The Economist’s Buttonwood reports on a conference the magazine organized on Europe.
This extract is worth noting:
Perhaps the most interesting session came at the end, when various European economists debated the way the EU would develop. There was much talk of fiscal union, banking union and so on. But too little attention was paid to whether voters want any of this — in the creditor nations or the debtor nations. It looks remarkably as if the EU elite will once more push through a solution in the hope that voters will approve of it later — rather like the adoption of the euro itself. Mr Mayer talked of the shadow state that already exists with the unelected ECB taking on enormous powers to affect the lives of Europeans and system such as the two pack coming into force which will involve central control of budgets, as the European commission briefing explains:
“As part of a common budgetary timeline, euro-area Member States shall submit their draft budgetary plan for the following year to the Commission and the Eurogroup before 15 October, along with the independent macro-economic forecast on which they are based. If the Commission assesses that the draft budgetary plan shows serious non-compliance with the SGP (Stability and Growth Pact), the Commission can require a revised draft budgetary plan. Otherwise it may address an opinion to the Member States concerned, which would also be discussed by the Eurogroup.”
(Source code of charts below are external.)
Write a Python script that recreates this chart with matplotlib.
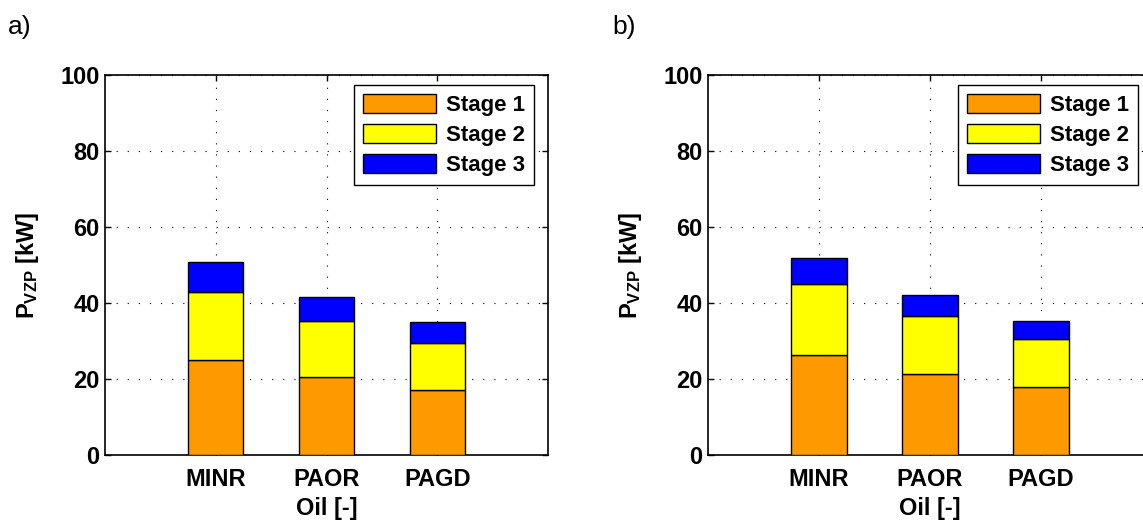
import matplotlib.pyplot as plt
import numpy as np

plt.rcParams['font.family'] = ['Liberation Sans', 'DejaVu Sans']
plt.rcParams['mathtext.fontset'] = 'custom'
plt.rcParams['mathtext.rm'] = 'Liberation Sans'
plt.rcParams['mathtext.bf'] = 'Liberation Sans:bold'

oils = ['MINR', 'PAOR', 'PAGD']
stages = ['Stage 1', 'Stage 2', 'Stage 3']
colors = ['#FF9900', '#FFFF00', '#0000FF']

# stage contributions [kW] for each oil, panel a) and b)
a_stage1 = [25.0, 20.5, 17.2]
a_stage2 = [17.9, 14.7, 12.4]
a_stage3 = [7.9, 6.4, 5.5]

b_stage1 = [26.3, 21.3, 17.9]
b_stage2 = [18.8, 15.3, 12.7]
b_stage3 = [6.7, 5.5, 4.6]

W, H = 1143, 520
fig = plt.figure(figsize=(W / 100, H / 100), dpi=100)


def draw(ax, data):
    x = np.arange(1, len(oils) + 1)
    bottom = np.zeros(len(oils))
    handles = []
    for vals, c, name in zip(data, colors, stages):
        h = ax.bar(x, vals, 0.5, bottom=bottom, color=c, edgecolor='black',
                   linewidth=1.0, label=name, zorder=3)
        bottom += np.array(vals)
        handles.append(h)
    ax.set_xlim(0, 4)
    ax.set_ylim(0, 100)
    ax.set_xticks(x)
    ax.set_xticklabels(oils, fontsize=17, fontweight='bold')
    ax.set_yticks([0, 20, 40, 60, 80, 100])
    ax.set_yticklabels(['0', '20', '40', '60', '80', '100'], fontsize=17, fontweight='bold')
    ax.tick_params(direction='in', top=True, right=True, length=4, width=1)
    ax.tick_params(axis='y', pad=4)
    ax.tick_params(axis='x', pad=9)
    ax.grid(True, linestyle=(0, (1, 9)), color='black', linewidth=0.8, zorder=0)
    for s in ax.spines.values():
        s.set_linewidth(1.2)
    ax.set_ylabel(r'$\mathbf{P_{VZP}}$ [kW]', fontsize=17, fontweight='bold', labelpad=14)
    ax.set_xlabel('Oil [-]', fontsize=17, fontweight='bold', labelpad=5)
    leg = ax.legend(handles=handles, loc='upper right', bbox_to_anchor=(0.968, 0.974),
                    prop={'weight': 'bold', 'size': 16}, fancybox=False,
                    edgecolor='black', framealpha=1, handlelength=3.3, handleheight=0.95,
                    labelspacing=0.35, borderpad=0.4, handletextpad=0.45, borderaxespad=0)
    leg.get_frame().set_linewidth(1.0)
    return ax


ax1 = fig.add_axes([105 / W, 65 / H, 443 / W, 380 / H])
draw(ax1, [a_stage1, a_stage2, a_stage3])
ax2 = fig.add_axes([708 / W, 65 / H, 444 / W, 380 / H])
draw(ax2, [b_stage1, b_stage2, b_stage3])

fig.text(8 / W, 1 - 27 / H, 'a)', fontsize=19, va='center', ha='left')
fig.text(612 / W, 1 - 27 / H, 'b)', fontsize=19, va='center', ha='left')

fig.savefig('out.png', dpi=100)
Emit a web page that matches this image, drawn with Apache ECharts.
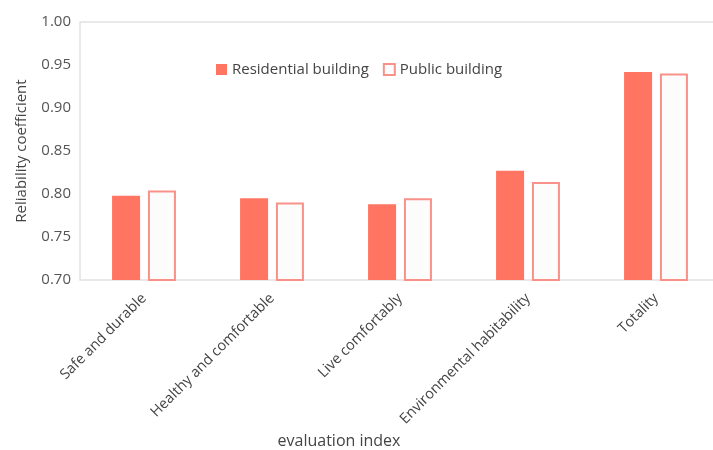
<!DOCTYPE html>
<html>
<head>
<meta charset="utf-8">
<style>
  html, body { margin: 0; padding: 0; background: #fff; }
  #chart { width: 713px; height: 450px; }
</style>
<script src="https://cdn.jsdelivr.net/npm/echarts@6/dist/echarts.min.js"></script>
</head>
<body>
<div id="chart"></div>
<script>
// 评价指标
var categories = ["Safe and durable", "Healthy and comfortable", "Live comfortably", "Environmental habitability", "Totality"];
var residential = [0.798, 0.795, 0.788, 0.827, 0.942];
var publicBuilding = [0.804, 0.790, 0.795, 0.814, 0.940];
var yTicks = [0.70, 0.75, 0.80, 0.85, 0.90, 0.95, 1.00];

var chart = echarts.init(document.getElementById("chart"));
var font = "Open Sans";
var option = {
  animation: false,
  textStyle: { fontFamily: font },
  grid: {
    show: true,
    left: 80,
    top: 22,
    right: -7,
    bottom: 170,
    outerBoundsMode: "none",
    containLabel: false,
    borderColor: "#e2e2e2",
    borderWidth: 1.5
  },
  legend: {
    left: 211,
    top: 57,
    itemWidth: 11,
    itemHeight: 11,
    itemGap: 14,
    icon: "rect",
    textStyle: { fontSize: 15, color: "#444", fontFamily: font },
    data: ["Residential building", "Public building"]
  },
  xAxis: {
    type: "category",
    data: categories,
    name: "evaluation index",
    nameLocation: "middle",
    nameGap: 153,
    nameTextStyle: { fontSize: 16, color: "#444", padding: [0, 122, 0, 0] },
    axisLine: { show: false },
    axisTick: { show: false },
    axisLabel: { rotate: 45, fontSize: 14.5, color: "#444", margin: 16, interval: 0 }
  },
  yAxis: {
    type: "value",
    min: yTicks[0],
    max: yTicks[yTicks.length - 1],
    interval: 0.05,
    name: "Reliability coefficient",
    nameLocation: "middle",
    nameGap: 51,
    nameTextStyle: { fontSize: 15, color: "#444" },
    axisLine: { show: false },
    axisTick: { show: false },
    splitLine: { show: false },
    axisLabel: {
      fontSize: 15,
      color: "#555",
      margin: 9,
      formatter: function (v) { return v.toFixed(2); }
    }
  },
  series: [
    {
      name: "Residential building",
      type: "bar",
      data: residential,
      barWidth: 28,
      barGap: "28%",
      itemStyle: { color: "#ff7562" }
    },
    {
      name: "Public building",
      type: "bar",
      data: publicBuilding,
      barWidth: 28,
      itemStyle: { color: "#fcfcfc", borderColor: "#f7918a", borderWidth: 2 }
    }
  ]
};
chart.setOption(option);
</script>
</body>
</html>
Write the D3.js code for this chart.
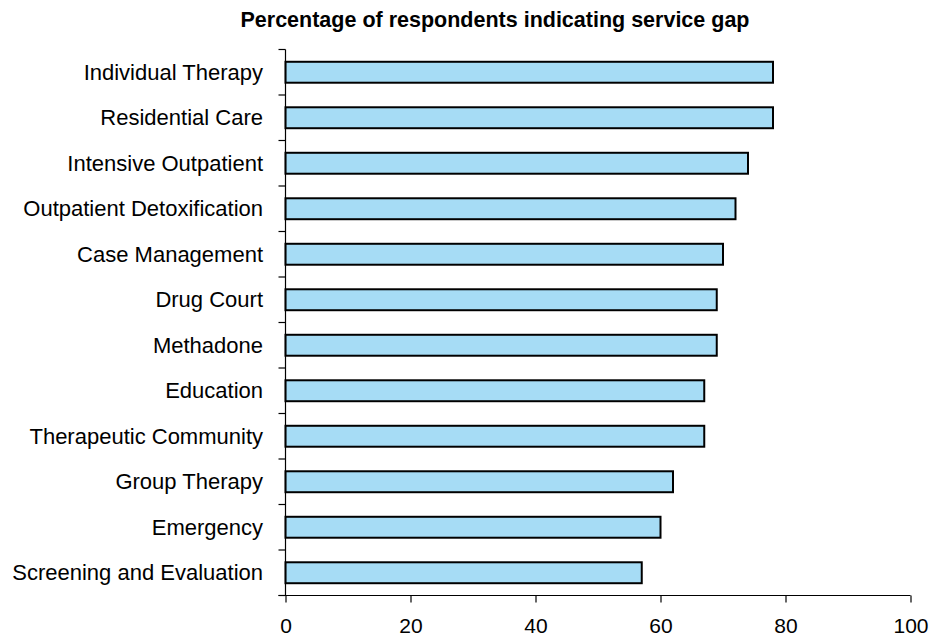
<!DOCTYPE html>
<html>
<head>
<meta charset="utf-8">
<script src="https://cdn.jsdelivr.net/npm/d3@7/dist/d3.min.js"></script>
<style>
  html, body { margin: 0; padding: 0; background: #fff; }
  svg { display: block; font-family: "Liberation Sans", Arial, sans-serif; }
</style>
</head>
<body>
<svg id="chart" width="938" height="640"></svg>
<script>
const categories = [
  "Individual Therapy",
  "Residential Care",
  "Intensive Outpatient",
  "Outpatient Detoxification",
  "Case Management",
  "Drug Court",
  "Methadone",
  "Education",
  "Therapeutic Community",
  "Group Therapy",
  "Emergency",
  "Screening and Evaluation"
];
const values = [78, 78, 74, 72, 70, 69, 69, 67, 67, 62, 60, 57];
const xTicks = [0, 20, 40, 60, 80, 100];
const titleText = "Percentage of respondents indicating service gap";

(function () {
const svg = d3.select("#chart");
const mLeft = 285.5, mRight = 910.5, mTop = 49.5, mBottom = 595.5;

const x = d3.scaleLinear().domain([0, 100]).range([mLeft, mRight]);
const y = d3.scaleBand().domain(categories).range([mTop, mBottom]).paddingInner(0.54).paddingOuter(0.27);

svg.append("text")
  .attr("x", 495).attr("y", 27)
  .attr("text-anchor", "middle")
  .attr("font-weight", "bold")
  .attr("font-size", 21.5)
  .text(titleText);

// bars
svg.append("g").selectAll("rect")
  .data(categories)
  .join("rect")
  .attr("x", x(0))
  .attr("y", d => y(d))
  .attr("width", (d, i) => x(values[i]) - x(0))
  .attr("height", y.bandwidth())
  .attr("fill", "#A6DCF5")
  .attr("stroke", "#000")
  .attr("stroke-width", 2);

// y axis: line + ticks at band boundaries
const step = (mBottom - mTop) / categories.length;
const yAxisG = svg.append("g");
yAxisG.append("line")
  .attr("x1", mLeft).attr("x2", mLeft).attr("y1", mTop).attr("y2", mBottom)
  .attr("stroke", "#000").attr("stroke-width", 1.2);
yAxisG.selectAll("line.tk")
  .data(d3.range(categories.length + 1))
  .join("line").attr("class", "tk")
  .attr("x1", mLeft - 7).attr("x2", mLeft)
  .attr("y1", i => mTop + i * step).attr("y2", i => mTop + i * step)
  .attr("stroke", "#000").attr("stroke-width", 1.2);
yAxisG.selectAll("text")
  .data(categories)
  .join("text")
  .attr("x", 263)
  .attr("y", d => y(d) + y.bandwidth() / 2)
  .attr("dy", "0.35em")
  .attr("text-anchor", "end")
  .attr("font-size", 22)
  .attr("fill", "#000")
  .text(d => d);

// x axis
const xAxis = d3.axisBottom(x).tickValues(xTicks).tickSize(7).tickPadding(16).tickFormat(d3.format("d"));
const xg = svg.append("g").attr("transform", `translate(0,${mBottom})`).call(xAxis);
xg.select(".domain").attr("stroke", "#000").attr("stroke-width", 1.2).attr("d", `M${mLeft - 7},0H${mRight}`);
xg.selectAll(".tick line").attr("stroke", "#000").attr("stroke-width", 1.2);
xg.selectAll(".tick text").attr("font-size", 21).attr("fill", "#000")
  .attr("font-family", "'Liberation Sans', Arial, sans-serif");
})();
</script>
</body>
</html>
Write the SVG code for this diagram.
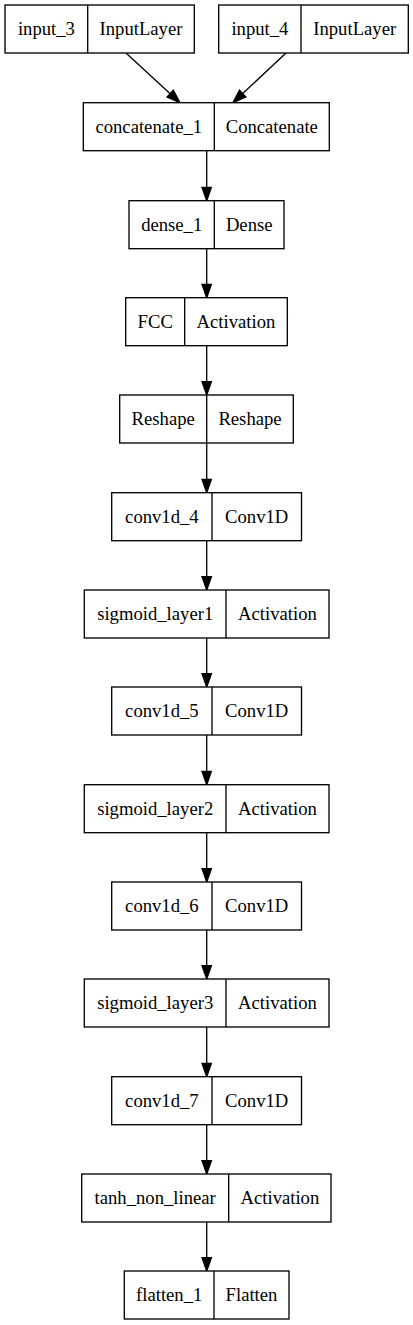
<svg xmlns="http://www.w3.org/2000/svg" width="413" height="1325" viewBox="0 0 413 1325">
<style>
.box{fill:#fff;stroke:#000;stroke-width:1.33}
.div{stroke:#000;stroke-width:1.33}
text{font-family:"Liberation Serif","Times New Roman",serif;font-size:18.67px;text-anchor:middle;fill:#000}
.edge{stroke:#000;stroke-width:1.33;fill:none;marker-end:url(#ah)}
</style>
<defs>
<marker id="ah" markerUnits="userSpaceOnUse" markerWidth="14" markerHeight="10" refX="0" refY="4.67" orient="auto" overflow="visible">
<path d="M0,0 L13.3,4.67 L0,9.33 z" fill="#000" stroke="#000" stroke-width="1.33"/>
</marker>
</defs>
<rect width="413" height="1325" fill="#fff"/>
<g id="edges">
<line class="edge" x1="126" y1="53" x2="170.2" y2="93.7"/>
<line class="edge" x1="286" y1="53" x2="242.7" y2="93.6"/>
<line class="edge" x1="206.7" y1="150.7" x2="206.7" y2="187.4"/>
<line class="edge" x1="206.7" y1="248.7" x2="206.7" y2="284.4"/>
<line class="edge" x1="206.7" y1="345.7" x2="206.7" y2="381.7"/>
<line class="edge" x1="206.7" y1="443" x2="206.7" y2="479.4"/>
<line class="edge" x1="206.7" y1="540.7" x2="206.7" y2="576.7"/>
<line class="edge" x1="206.7" y1="638" x2="206.7" y2="673.7"/>
<line class="edge" x1="206.7" y1="735" x2="206.7" y2="771.4"/>
<line class="edge" x1="206.7" y1="832.7" x2="206.7" y2="868.7"/>
<line class="edge" x1="206.7" y1="930" x2="206.7" y2="965.7"/>
<line class="edge" x1="206.7" y1="1027" x2="206.7" y2="1063.4"/>
<line class="edge" x1="206.7" y1="1124.7" x2="206.7" y2="1160.7"/>
<line class="edge" x1="206.7" y1="1222" x2="206.7" y2="1257.7"/>
</g>
<g id="input_3">
<rect class="box" x="5" y="5" width="189.3" height="48"/>
<line class="div" x1="87.7" y1="5" x2="87.7" y2="53"/>
<text x="46.4" y="35">input_3</text>
<text x="141" y="35">InputLayer</text>
</g>
<g id="input_4">
<rect class="box" x="218.7" y="5" width="189.6" height="48"/>
<line class="div" x1="301" y1="5" x2="301" y2="53"/>
<text x="259.9" y="35">input_4</text>
<text x="354.7" y="35">InputLayer</text>
</g>
<g id="concatenate_1">
<rect class="box" x="83.3" y="102.7" width="246" height="48"/>
<line class="div" x1="214.3" y1="102.7" x2="214.3" y2="150.7"/>
<text x="148.8" y="132.7">concatenate_1</text>
<text x="271.8" y="132.7">Concatenate</text>
</g>
<g id="dense_1">
<rect class="box" x="129" y="200.7" width="155" height="48"/>
<line class="div" x1="214.3" y1="200.7" x2="214.3" y2="248.7"/>
<text x="171.7" y="230.7">dense_1</text>
<text x="249.2" y="230.7">Dense</text>
</g>
<g id="FCC">
<rect class="box" x="125.7" y="297.7" width="161.6" height="48"/>
<line class="div" x1="184.7" y1="297.7" x2="184.7" y2="345.7"/>
<text x="155.2" y="327.7">FCC</text>
<text x="236" y="327.7">Activation</text>
</g>
<g id="reshape">
<rect class="box" x="119.7" y="395" width="173.6" height="48"/>
<line class="div" x1="206.7" y1="395" x2="206.7" y2="443"/>
<text x="163.2" y="425">Reshape</text>
<text x="250" y="425">Reshape</text>
</g>
<g id="conv1d_4">
<rect class="box" x="111.7" y="492.7" width="189.8" height="48"/>
<line class="div" x1="212" y1="492.7" x2="212" y2="540.7"/>
<text x="161.9" y="522.7">conv1d_4</text>
<text x="256.7" y="522.7">Conv1D</text>
</g>
<g id="sigmoid_layer1">
<rect class="box" x="84.3" y="590" width="244.7" height="48"/>
<line class="div" x1="226" y1="590" x2="226" y2="638"/>
<text x="155.2" y="620">sigmoid_layer1</text>
<text x="277.5" y="620">Activation</text>
</g>
<g id="conv1d_5">
<rect class="box" x="111.7" y="687" width="189.8" height="48"/>
<line class="div" x1="212" y1="687" x2="212" y2="735"/>
<text x="161.9" y="717">conv1d_5</text>
<text x="256.7" y="717">Conv1D</text>
</g>
<g id="sigmoid_layer2">
<rect class="box" x="84.3" y="784.7" width="244.7" height="48"/>
<line class="div" x1="226" y1="784.7" x2="226" y2="832.7"/>
<text x="155.2" y="814.7">sigmoid_layer2</text>
<text x="277.5" y="814.7">Activation</text>
</g>
<g id="conv1d_6">
<rect class="box" x="111.7" y="882" width="189.8" height="48"/>
<line class="div" x1="212" y1="882" x2="212" y2="930"/>
<text x="161.9" y="912">conv1d_6</text>
<text x="256.7" y="912">Conv1D</text>
</g>
<g id="sigmoid_layer3">
<rect class="box" x="84.3" y="979" width="244.7" height="48"/>
<line class="div" x1="226" y1="979" x2="226" y2="1027"/>
<text x="155.2" y="1009">sigmoid_layer3</text>
<text x="277.5" y="1009">Activation</text>
</g>
<g id="conv1d_7">
<rect class="box" x="111.7" y="1076.7" width="189.8" height="48"/>
<line class="div" x1="212" y1="1076.7" x2="212" y2="1124.7"/>
<text x="161.9" y="1106.7">conv1d_7</text>
<text x="256.7" y="1106.7">Conv1D</text>
</g>
<g id="tanh_non_linear">
<rect class="box" x="81.7" y="1174" width="249.3" height="48"/>
<line class="div" x1="228.7" y1="1174" x2="228.7" y2="1222"/>
<text x="155.2" y="1204">tanh_non_linear</text>
<text x="279.9" y="1204">Activation</text>
</g>
<g id="flatten_1">
<rect class="box" x="124.3" y="1271" width="164.7" height="48"/>
<line class="div" x1="214" y1="1271" x2="214" y2="1319"/>
<text x="169.2" y="1301">flatten_1</text>
<text x="251.5" y="1301">Flatten</text>
</g>
</svg>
In short, with monetary policy out of the hands of voters (and nation states), fiscal policy will follow. So what will citizens have to vote about? Their right to pass laws is also circumscribed by European treaties. All this is rather disturbing to believers in democracy…
Indeed it is, but I don’t think that the EU’s oligarchs — or their political and intellectual cheerleaders — will worry too much about that.
The writer concludes:
One has to wonder whether the EU is considering the trade-off between democracy and administrative (and economic) efficiency. As I quipped at the end of the day, there has been one successful European superstate — the Roman Empire — and it wasn’t a democracy.
And no European superstate ever can be.